Iran is desperately trying to save its oil market share ahead of US sanctions

Photo:Reuters

Iran will lower the price of its crude for Asian clients, who are its biggest buyers, Iran reported, citing a source from the country’s oil ministry who wished to remain unnamed. The source said, “The discount is part of the nature of the global markets being offered by all oil exporters.” Yet for Iran right now, the discount is also an attempt to hold onto its biggest market as U.S. sanctions kick in.

The source confirms a Friday report by Reuters, which said the National Iranian Oil Company had reduced oil prices for Asian clients by between US$0.75 and US$0.90 a barrel, with prices for Western clients down by US$0.50 a barrel.

Iran’s Deputy Petroleum Minister for International Affairs had said earlier Saudi Arabia used the discount tactic to curb Iran’s international market share, but even so, the average amount of crude oil that Iran shipped abroad between late March and late July was 2.3 million barrels, IRNA notes. Now, the country is employing the discount tactic targeting mostly its top oil buyers: China and India.

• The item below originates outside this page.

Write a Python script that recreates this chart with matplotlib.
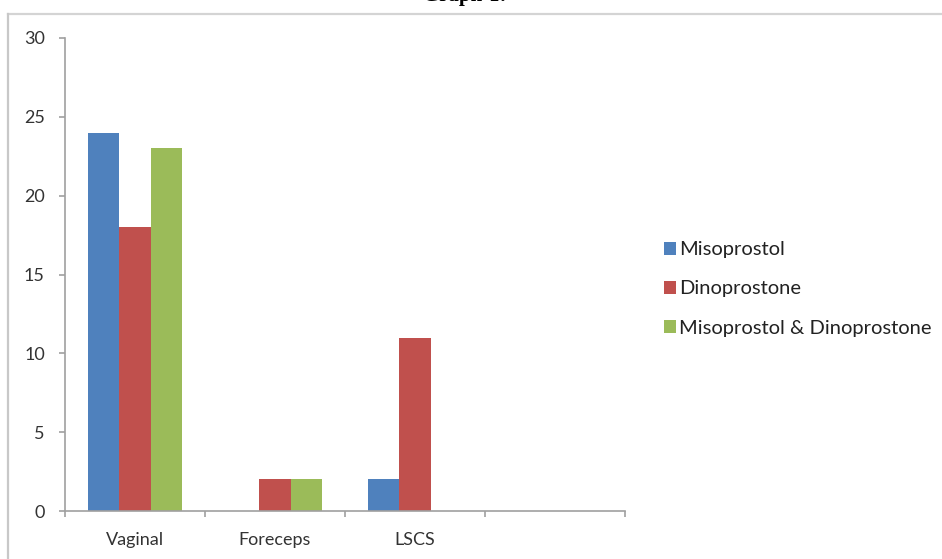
import matplotlib.pyplot as plt
from matplotlib.lines import Line2D
import numpy as np

categories = ["Vaginal", "Foreceps", "LSCS", ""]
misoprostol = [24, 0, 2, 0]
dinoprostone = [18, 2, 11, 0]
combined = [23, 2, 0, 0]
series = ["Misoprostol", "Dinoprostone", "Misoprostol & Dinoprostone"]
colors = ["#4F81BD", "#C0504D", "#9BBB59"]

plt.rcParams['font.family'] = ['Lato', 'DejaVu Sans']

fig = plt.figure(figsize=(9.42, 5.59), dpi=100)
ax = fig.add_axes([65/942, 1-511/559, 560/942, 473/559])

x = np.arange(len(categories))
w = 0.222
for i, vals in enumerate([misoprostol, dinoprostone, combined]):
    ax.bar(x + (i-1)*w, vals, w, color=colors[i], label=series[i])

ax.set_xlim(-0.5, 3.5)
ax.set_ylim(0, 30)
ax.set_yticks(range(0, 31, 5))
ax.set_xticks(x)
ax.set_xticklabels(categories)
ax.set_xticks(np.arange(-0.5, 3.6, 1), minor=True)
ax.tick_params(axis='x', which='major', length=0, pad=15, labelsize=13, colors='#333333')
ax.tick_params(axis='x', which='minor', length=4.5, color='#a0a0a0', width=1.2)
ax.tick_params(axis='y', length=4.5, color='#a0a0a0', width=1.2, pad=10,
               labelsize=13, labelcolor='#333333')
for s in ['top', 'right']:
    ax.spines[s].set_visible(False)
for s in ['left', 'bottom']:
    ax.spines[s].set_color('#a0a0a0')
    ax.spines[s].set_linewidth(1.2)

fig.legend(loc='center left', bbox_to_anchor=(646/942, 1-289/559), frameon=False,
           handlelength=0.6, handleheight=0.6, handletextpad=0.15,
           labelspacing=1.1, fontsize=14.5, labelcolor='#222222')

# outer chart frame
fig.add_artist(Line2D([8/942, 1], [1-14/559, 1-14/559], color='#d4d4d4', lw=1.6))
fig.add_artist(Line2D([8/942, 8/942], [0, 1-14/559], color='#c8c8c8', lw=1.6))

fig.text(465/942, 1-1/559, "Graph-1:", ha='center', va='baseline',
         family='Liberation Serif', fontweight='bold', fontsize=15, color='black')

fig.savefig("out.png", dpi=100)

China is particularly important for Tehran. “If China . . . buys Iran’s oil, we can resist the U.S., one Iranian analyst told the Financial Times last month. “China is the only country which can tell the US off.”

For now, there seems to be no danger of China suspending Iranian oil imports. Beijing has repeatedly asserted it will continue buying Iranian crude. The latest assurance came from the head of international operations at the China Petroleum and Chemical Industry Federation. Beijing did make one concession to Washington, however, when it agreed to keep its Iranian oil imports at current levels. Yet this may change as the trade war between the two heats up, analysts believe.

Meanwhile, the market is preparing for a supply squeeze of up to 1 million bpd as a result of the U.S. sanctions that could push crude prices a lot closer to US$100 than they are now.